UBS trader Kweku Adoboli leaves City of London magistrates' court in London
UBS trader Kweku Adoboli leaves City of London magistrates' court in the City of London October 20, 2011. REUTERS

(REUTERS) -- Former UBS AG trader Kweku Adoboli, who is accused of unauthorized deals that cost the Swiss bank $2.3 billion, was refused bail by a London court on Friday less than an hour after regulators stepped up their probe into the scandal.

The Financial Services Authority (FSA) and the Swiss Financial Market Supervisory Authority (FINMA) said they were launching enforcement investigations, which depending on their findings can be a prelude to actions such as fines or court proceedings.

The Swiss bank is conducting its own probe and has blamed the losses on an unauthorized trading incident.

Adoboli, 31, the British-educated son of a retired United Nations official from Ghana, was arrested straight after the losses were unveiled last September. He pleaded not guilty earlier this week to charges related to the scandal.

He will remain in custody in Wandsworth prison in south London until his trial, which is set for September 3.
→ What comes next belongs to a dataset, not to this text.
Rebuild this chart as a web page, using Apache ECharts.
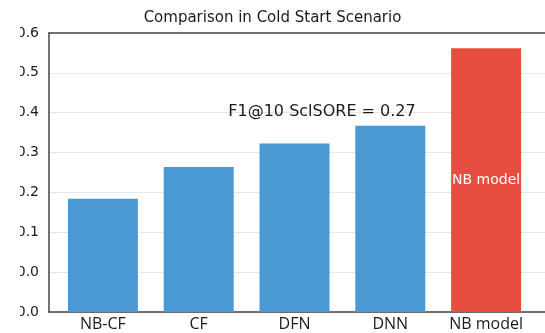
<!DOCTYPE html>
<html>
<head>
<meta charset="utf-8">
<script src="https://cdn.jsdelivr.net/npm/echarts@6/dist/echarts.min.js"></script>
<style>html,body{margin:0;padding:0;background:#fff}#c{width:545px;height:333px}</style>
</head>
<body>
<div id="c"></div>
<script>
const categories = ['NB-CF', 'CF', 'DFN', 'DNN', 'NB model'];
// bar heights measured from the bottom of the plot, in axis units
const values = [0.284, 0.364, 0.423, 0.467, 0.662];
const tickLabels = ['0.0', '0.0', '0.1', '0.2', '0.3', '0.4', '0.5', '0.6'];
const titleText = 'Comparison in Cold Start Scenario';
const annotationText = 'F1@10 SclSORE = 0.27';
const highlightLabel = 'NB model';

const blue = '#4a99d3', red = '#e84e40', axisCol = '#444';
const chart = echarts.init(document.getElementById('c'), null, {renderer: 'canvas'});
chart.setOption({
  animation: false,
  backgroundColor: '#fff',
  title: {
    text: titleText, left: 'center', top: 6,
    textStyle: {fontFamily: 'DejaVu Sans', fontSize: 15, fontWeight: 'normal', color: '#1a1a1a'}
  },
  grid: [
    {left: 49, top: 33, right: 0, bottom: 21},
    {left: 55, top: 33, right: 11, bottom: 21}
  ],
  xAxis: [
    {gridIndex: 0, type: 'category', data: categories, position: 'bottom',
     axisLine: {show: true, lineStyle: {color: axisCol, width: 1.5}},
     axisTick: {show: false}, axisLabel: {show: false}, splitLine: {show: false}},
    {gridIndex: 0, type: 'category', data: categories, position: 'top',
     axisLine: {show: true, lineStyle: {color: axisCol, width: 1.5}},
     axisTick: {show: false}, axisLabel: {show: false}, splitLine: {show: false}},
    {gridIndex: 1, type: 'category', data: categories, position: 'bottom',
     axisLine: {show: false}, axisTick: {show: false},
     axisLabel: {interval: 0, hideOverlap: false, margin: 4, fontFamily: 'Open Sans', fontSize: 16, color: '#1a1a1a'}}
  ],
  yAxis: [
    {gridIndex: 0, type: 'value', min: 0, max: 0.7, interval: 0.1,
     axisLine: {show: true, lineStyle: {color: axisCol, width: 1.5}},
     axisTick: {show: false},
     axisLabel: {margin: 10, fontFamily: 'DejaVu Sans', fontSize: 14, color: '#1a1a1a',
       formatter: v => tickLabels[Math.round(v * 10)]},
     splitLine: {show: true, lineStyle: {color: '#e6e6e6', width: 1}}},
    {gridIndex: 1, type: 'value', min: 0, max: 0.7, interval: 0.1, show: false}
  ],
  series: [{
    type: 'bar', xAxisIndex: 2, yAxisIndex: 1, barWidth: 70,
    data: values.map((v, i) => {
      const isHi = categories[i] === highlightLabel;
      return {
        value: v,
        itemStyle: {color: isHi ? red : blue},
        label: isHi ? {show: true, position: 'inside', formatter: highlightLabel,
          fontFamily: 'DejaVu Sans', fontSize: 14, color: '#fff'} : {show: false}
      };
    })
  }],
  graphic: [
    {type: 'rect', left: 0, top: 0, z: 100, shape: {width: 20, height: 333}, style: {fill: '#fff'}},
    {type: 'text', x: 322, y: 112, z: 100,
     style: {text: annotationText, fontFamily: 'DejaVu Sans', fontSize: 16, fill: '#1a1a1a',
       align: 'center', verticalAlign: 'middle'}}
  ]
});
</script>
</body>
</html>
It was the first time lawyers for Adoboli, a former director, had applied for his release from custody since he was detained last year.

These are serious allegations backed up with cogent evidence, said Judge Alistair McCreath at London's Southwark Crown Court after refusing his application.

Adoboli was not in court for the hearing, but his friends, family and his partner were there.

Prosecutors accuse Adoboli of two counts of fraud and two of false accounting in one of the world's biggest cases of alleged rogue trading.

The FSA and FINMA had launched an initial probe on September 16, a day after UBS unveiled the huge loss, and are now deepening that investigation. This could take several months.

This is a formal enforcement proceeding, at the end Finma usually issues a decision. Only if a party challenges this Finma-decision it goes to court, said FINMA spokesman Tobias Lux.

The regulators will assess and rule on the adequacy of the controls in place to prevent and detect unauthorized trading in UBS's investment bank.

UBS said on Friday it would cooperate fully with its regulators.

The Swiss bank said its ability to disclose further details about events was limited by the ongoing criminal proceedings and

investigations, but that it was still making internal changes in response to the losses.

This does not prevent us from taking further decisive action to improve our operational risk controls, UBS said.

The trading losses have already forced UBS into a big management shake-up, culminating in the departure of its Chief Executive Oswald Gruebel. Several top equities bankers have also left, and the bank's chief risk officer replaced.